I haven't taken the step to get a laptop. I'm reminded of Jim
Bouton being told by a friend that "you're really getting there" with
some fashion tastes. Author/athlete Bouton responded: "Yes, but by the
time I get there, everyone will be someplace else." That's me with tech
stuff.
Young people today would experience culture shock if forced to live
in a world with the minimal media/entertainment options my generation
had. Why, what an analog, retrograde world. There was absolutely no
empowerment for the individual in that old media world. Forget it. The
vast masses of knaves consumed what the entertainment puppeteers in New
York City and Los Angeles laid out for them. I remember when Johnny
Carson moved his late-night show from New York City to L.A. What of the
whole vast nation in between? We were just the consumers - the helpless,
unempowered consumers.
Not that we didn't think we liked it. And none of this is to say
there weren't hints of what was to come. For example, "The Monkees" was a
highly edgy show for its time that touched the irreverence of
hyperactive teens. The teens learned that their least desirable impulses
might have some reinforcement from the performers on TV. The parameters
of earlier sitcoms were breaking down. But "The Monkees" was ahead of
its time. Its model broke down to where it seemed little more than
silly. It met its end.
A better example of what I'm talking about might be "Star Trek."
This was a cerebral and substantial type of show, definitely breaking
through the limitations of that time. That was good and bad. It was good
on the merits of what it was trying to do, but bad in the sense it got
canceled prematurely. Like Life Magazine it would have later
incarnations that capitalized on the established brand.
Today we don't question the power of "Star Trek." But when that
show with the amazing William Shatner was in its original incarnation,
surviving was hardly a given in the media landscape we had then. There
were three major networks. In Minnesota we had the "independent" TV
station of WTCN in Minneapolis. Gil Amundson read us the news in the
evening on WTCN. Mel Jass hosted the movies. "Quaint" hardly describes
all that.
I think the limited nature of the media universe was hard on the
boomers. It might explain some of our psychological challenges.

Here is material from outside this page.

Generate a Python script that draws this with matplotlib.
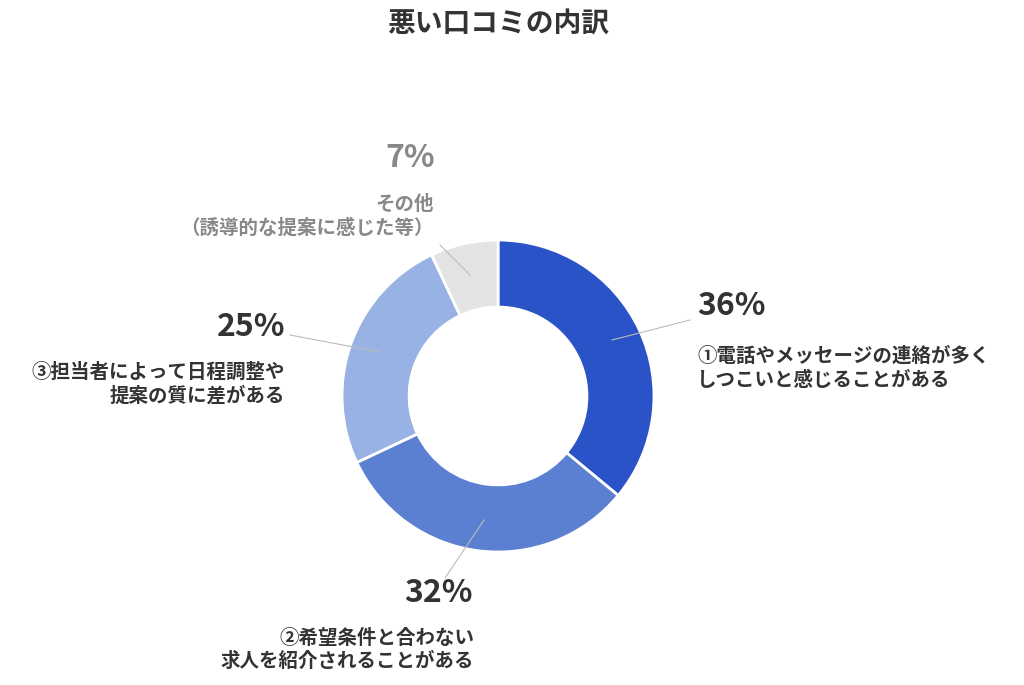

Had
social media existed then, it would have been like a giant pacifier for
the boomers. We consumed entertainment and heaven knows we were targeted
doggedly by marketers.
We were the first young generation to be marketed to in such
unrelenting fashion. Maybe that explains the psychological issues. And
yet we weren't allowed to be collaborators with the kind of media that
came at us. Media were created by cynical and distant puppeteers.
"Flyoverland" became awash in the kind of entertainment they crafted.
They were filling a need. But they were forced, tragically, to try to
create a one size fits all product.
Kids today might be amused watching re-runs on a retro TV channel.
But they'd have a hard time imagining a world in which such fare was our
only choice. You could watch "Gunsmoke" or have a bowl of cereal and go
to bed.
There were trendy shows like "Night Gallery" that kids would
discuss in the school hallways the next morning. But again, we were
merely consumers. The days of using media to establish your own identity
were a long ways off in the future.
My old college advisor (now deceased) once said "you can watch the
Tonight Show every night and never learn anything." Today the Tonight
Show would be past my bedtime. Johnny came out from behind the curtain
(at least on those nights when he didn't have a guest host like Joey
Bishop) at 10:30 p.m. I can't believe I ever felt a need to watch it.
My college advisor had a role in a deposed government of Ethiopia.
Years later when I learned of an area clergy family who had a background
in that country, I thought (based on the details I'd read) there was a
chance the minister would have known my advisor. I ran the name past him
one day. He responded: "I don't know him but my father probably did."
Ah, a reminder of my age! Us boomers are getting that all the time.
Just as with the passing of Larry Hagman of "Dallas," I mean "I Dream of Jeannie."